After the 79 books I read in English this past winter and spring as a member of the selection committee for the Dublin Literary Award [Alice Zeniter’s The Art of Losing (Picador, Pan MacMillan), as translated by Frank Wynne, was the winner], I went back to reading in French, among my favourites were La plus secrète mémoire des hommes by Mohamed Mbougar Sarr (winner of this year’s Goncourt Prize and Philippe Forest’s Le siècle des nuages.  I have just come back from a literary festival on the island of Ushant, off the coast of Brittany, for which I reread books by Claire Keegan, whom I interviewed. Tadhg MacDhonnagáin, the author of Madame Lazare was the guest of honour at the festival. We spoke together about the inspiration for his novel, one of the laureates of the European Union Prize for literature. Neil Hegarty and Niamh Boyce were also guests at the festival. I really enjoyed discovering their work. At present, I’m reading Yeats’s letters and Autobiographies, because I am working on the translation of a new novel by Maylis Besserie, Les Amours dispersées, which takes as its starting point the burial of Yeats in Roquebrune Cap Martin on the eve of the Second World War. 

What are you working on?

At Notre Dame, I will be researching my book on the influence of French literature on contemporary Irish writing.

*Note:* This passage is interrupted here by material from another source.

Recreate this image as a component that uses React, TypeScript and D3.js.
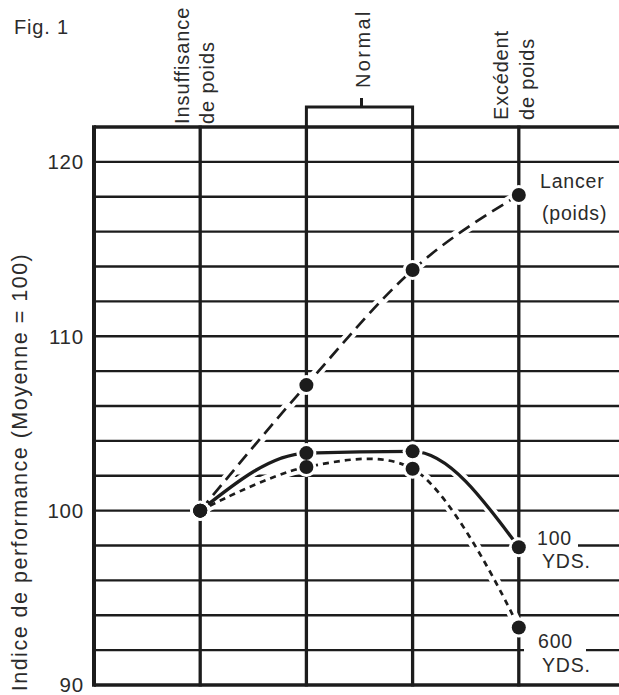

Originally, I planned to examine Ciaran Carson alone, but I have decided to widen my focus to include other Irish writers like Derek Mahon, John Montague, and Eiléan Ní Chuilleanáin.

I also plan to look at the poetry I hope to include in a new film L’Irlande des poètes’ made by a French documentary-maker, Jean-Pierre Duval. I am collaborating with him on the script. Jean-Pierre is going to cycle around the Atlantic seaboard on a bicycle, and he will ask people to recite poems that tell the story of Ireland. 

What are you most looking forward to this coming academic year?

The answer to this question is certainly the John Montague Memorial Conference, which will take place from 8-10 June 2023 at the Centre Culturel Irlandais and for which I am a co-organizer.

Montague is featured prominently in my book on the English language poets of University College Cork. The poets who came to Cork in the 1970s came to study with him and Seán Lucey, both excellent mentors. As described in the book, those young scholars came with purpose—to immerse themselves in a heady atmosphere of words and the knowledge of the profound effect of those words on our identities and sense of selves. 

At the conference, we will look back at Montague’s life and examine his contributions to poetry, music, and the arts in general. Participants will also look at questions of legacy and evoke his relationship with France. We will also launch a book of essays on the poets and poetry of Munster (Ibidem), to which Declan Kiberd has agreed to contribute a foreword.